Cuando llegas, te cuelas siempre entre el fraseo de las palabras ajenas. Te dejo entrar...no, a decir verdad no lo hago pero aún no aprendo a cerrarte el paso.
Y te vas desplazando, lentamente, con sigilo. Intento obviarte, te prometo que trato de no acogerte. No te quiero acá, te quiero lejos de mi. Ojalá me olvidaras y yo me olvidara de ti para siempre. Sería un regalo solo conocerte de oídas o por haber leído de ti en una revista olvidada. Pero te conozco ¡Maldición!
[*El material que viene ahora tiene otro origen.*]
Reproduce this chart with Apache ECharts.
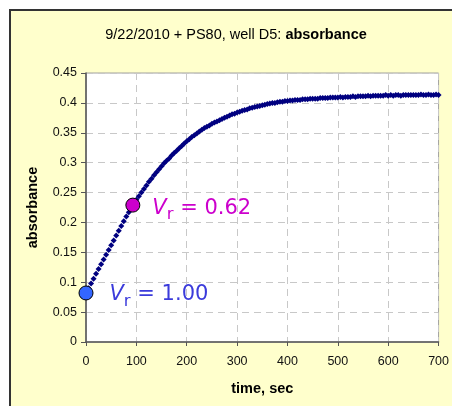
<!DOCTYPE html>
<html>
<head>
<meta charset="utf-8">
<script src="https://cdn.jsdelivr.net/npm/echarts@6/dist/echarts.min.js"></script>
<style>html,body{margin:0;padding:0;background:#fff}#c{width:452px;height:406px}</style>
</head>
<body>
<div id="c"></div>
<script>
const times = [0,5,10,15,20,25,30,35,40,45,50,55,60,65,70,75,80,85,90,95,
100,105,110,115,120,125,130,135,140,145,150,155,160,165,170,175,180,185,190,195,
200,205,210,215,220,225,230,235,240,245,250,255,260,265,270,275,280,285,290,295,
300,305,310,315,320,325,330,335,340,345,350,355,360,365,370,375,380,385,390,395,
400,405,410,415,420,425,430,435,440,445,450,455,460,465,470,475,480,485,490,495,
500,505,510,515,520,525,530,535,540,545,550,555,560,565,570,575,580,585,590,595,
600,605,610,615,620,625,630,635,640,645,650,655,660,665,670,675,680,685,690,695,700];
const absorbance = [0.082,0.090,0.098,0.106,0.114,0.122,0.130,0.138,0.146,0.154,0.162,0.170,0.178,0.186,0.194,0.202,0.210,0.217,0.225,0.232,
0.238,0.244,0.250,0.256,0.262,0.268,0.273,0.279,0.284,0.289,0.294,0.299,0.303,0.307,0.312,0.316,0.320,0.324,0.328,0.332,
0.336,0.339,0.343,0.346,0.349,0.352,0.355,0.358,0.360,0.362,0.365,0.367,0.369,0.371,0.373,0.375,0.377,0.379,0.381,0.382,
0.384,0.385,0.387,0.388,0.389,0.391,0.392,0.393,0.394,0.395,0.396,0.397,0.398,0.399,0.400,0.400,0.401,0.402,0.402,0.403,
0.403,0.404,0.404,0.405,0.405,0.405,0.406,0.406,0.406,0.407,0.407,0.407,0.407,0.408,0.408,0.408,0.408,0.409,0.409,0.409,
0.409,0.410,0.409,0.410,0.410,0.410,0.411,0.410,0.411,0.411,0.411,0.411,0.412,0.411,0.412,0.412,0.412,0.412,0.412,0.413,
0.412,0.413,0.412,0.413,0.413,0.412,0.413,0.413,0.413,0.413,0.413,0.413,0.413,0.414,0.413,0.413,0.414,0.413,0.413,0.414,0.413];
const markTimes = [0, 93];
const markValues = [0.082, 0.229];
const markLabels = ['1.00', '0.62'];
const xTicks = [0,100,200,300,400,500,600,700];
const yTicks = [0,0.05,0.1,0.15,0.2,0.25,0.3,0.35,0.4,0.45];

const curve = times.map((t,i)=>[t, absorbance[i]]);
const markColors = ['#3366FF', '#CC00CC'];
const labelColors = ['#3B3BDB', '#CC00CC'];
const markData = markTimes.map((t,i)=>({
  value:[t, markValues[i]],
  itemStyle:{color:markColors[i], borderColor:'#000', borderWidth:1, opacity:1},
  label:{
    show:true, position:'right', distance: i===0 ? 16 : 12, offset:[0, i===0 ? 2 : 3],
    formatter:'{v|V}{s|r}{n| = '+markLabels[i]+'}',
    rich:{
      v:{fontFamily:'DejaVu Sans', fontStyle:'italic', fontSize:21, color:labelColors[i], lineHeight:30, verticalAlign:'middle'},
      s:{fontFamily:'DejaVu Sans', fontSize:16.5, color:labelColors[i], lineHeight:16, padding:[14,0,0,0], verticalAlign:'middle'},
      n:{fontFamily:'DejaVu Sans', fontSize:21, color:labelColors[i], lineHeight:30, verticalAlign:'middle'}
    }
  }
}));

const chart = echarts.init(document.getElementById('c'), null, {renderer:'canvas'});
const axisFont = {fontFamily:'Liberation Sans, Arial', fontSize:12.5, color:'#111'};
chart.setOption({
  backgroundColor:'#ffffff',
  animation:false,
  graphic:[{type:'rect', z:-10, shape:{x:10,y:10,width:470,height:430}, style:{fill:'#FFFFCC', stroke:'#333', lineWidth:2}}],
  title:{
    left:231, top:22, textAlign:'center',
    text:'{a|9/22/2010 + PS80, well D5: }{b|absorbance}',
    textStyle:{fontWeight:'normal', rich:{
      a:{fontFamily:'Liberation Sans, Arial', fontSize:14.5, fontWeight:'normal', color:'#000'},
      b:{fontFamily:'Liberation Sans, Arial', fontSize:14.5, fontWeight:'bold', color:'#000'}
    }}
  },
  grid:{left:86, top:73, width:353, height:269, show:true, backgroundColor:'#fff', borderColor:'#a0a0a0', borderWidth:1},
  xAxis:{
    type:'value', min:xTicks[0], max:xTicks[xTicks.length-1], interval:100,
    name:'time, sec', nameLocation:'middle', nameGap:39,
    nameTextStyle:{fontFamily:'Liberation Sans, Arial', fontSize:14.5, fontWeight:'bold', color:'#000'},
    axisLine:{lineStyle:{color:'#555', width:1.5}},
    axisTick:{length:4, lineStyle:{color:'#555'}},
    axisLabel:Object.assign({margin:13}, axisFont),
    splitLine:{show:true, lineStyle:{color:'#c8c8c8', type:[7,5], width:1}}
  },
  yAxis:{
    type:'value', min:yTicks[0], max:yTicks[yTicks.length-1], interval:0.05,
    name:'absorbance', nameLocation:'middle', nameGap:46,
    nameTextStyle:{fontFamily:'Liberation Sans, Arial', fontSize:14.5, fontWeight:'bold', color:'#000'},
    axisLine:{lineStyle:{color:'#555', width:1.5}},
    axisTick:{length:5, lineStyle:{color:'#555'}},
    axisLabel:Object.assign({margin:9, formatter:v=>String(+v.toFixed(2))}, axisFont),
    splitLine:{show:true, lineStyle:{color:'#c8c8c8', type:[7,5], width:1}}
  },
  series:[
    {type:'scatter', data:curve, symbol:'diamond', symbolSize:6, itemStyle:{color:'#000080', opacity:1}, z:3},
    {type:'scatter', data:markData, symbol:'circle', symbolSize:14, z:5}
  ]
});
</script>
</body>
</html>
No sabría decir cuando fue la primera vez que, subrepticiamente, te incorporaste en mi vida. Si hubiera sabido de ti, pues no habrías podido abrirte camino, para acompañarme a la fuerza.
De vez en cuando logro expulsarte y, cuando te vas, se va contigo esa venda oscura que me ciega. Vuelvo a ser yo, dejo de escuchar tus lamentos y nuevamente tengo un destino, un norte, una ambición.
Cuando llegas cierras mis puertas y te quedas con el manojo de llaves que pende sobre mi cuello. Lo tomas con propiedad...porque me conoces. Me conoces más de lo que yo quiero saber de ti.
Tú lo quieres todo y a veces casi lo logras.
Una vez que me has tomado, sabes cómo conseguir que cada mal paso se transforme en una tormenta. Me halas los pies y no me dejas avanzar, me hipnotizas y te sigo, te sigo aún cuando no es lo que quiero.
Entonces, cundo ya me tienes en el suelo, hundida en la podredumbre de mi (aquella que reflota contigo cuando apareces), te exorcizo, te escupo, te tomo por el cuello e intento ahogarte en una batalla que parece interminable.
Luego me desvanezco yal despertar ya no estás pero no te has ido, me acechas, me buscas, me esperas, hasta volver a colarte en los siseos ajenos.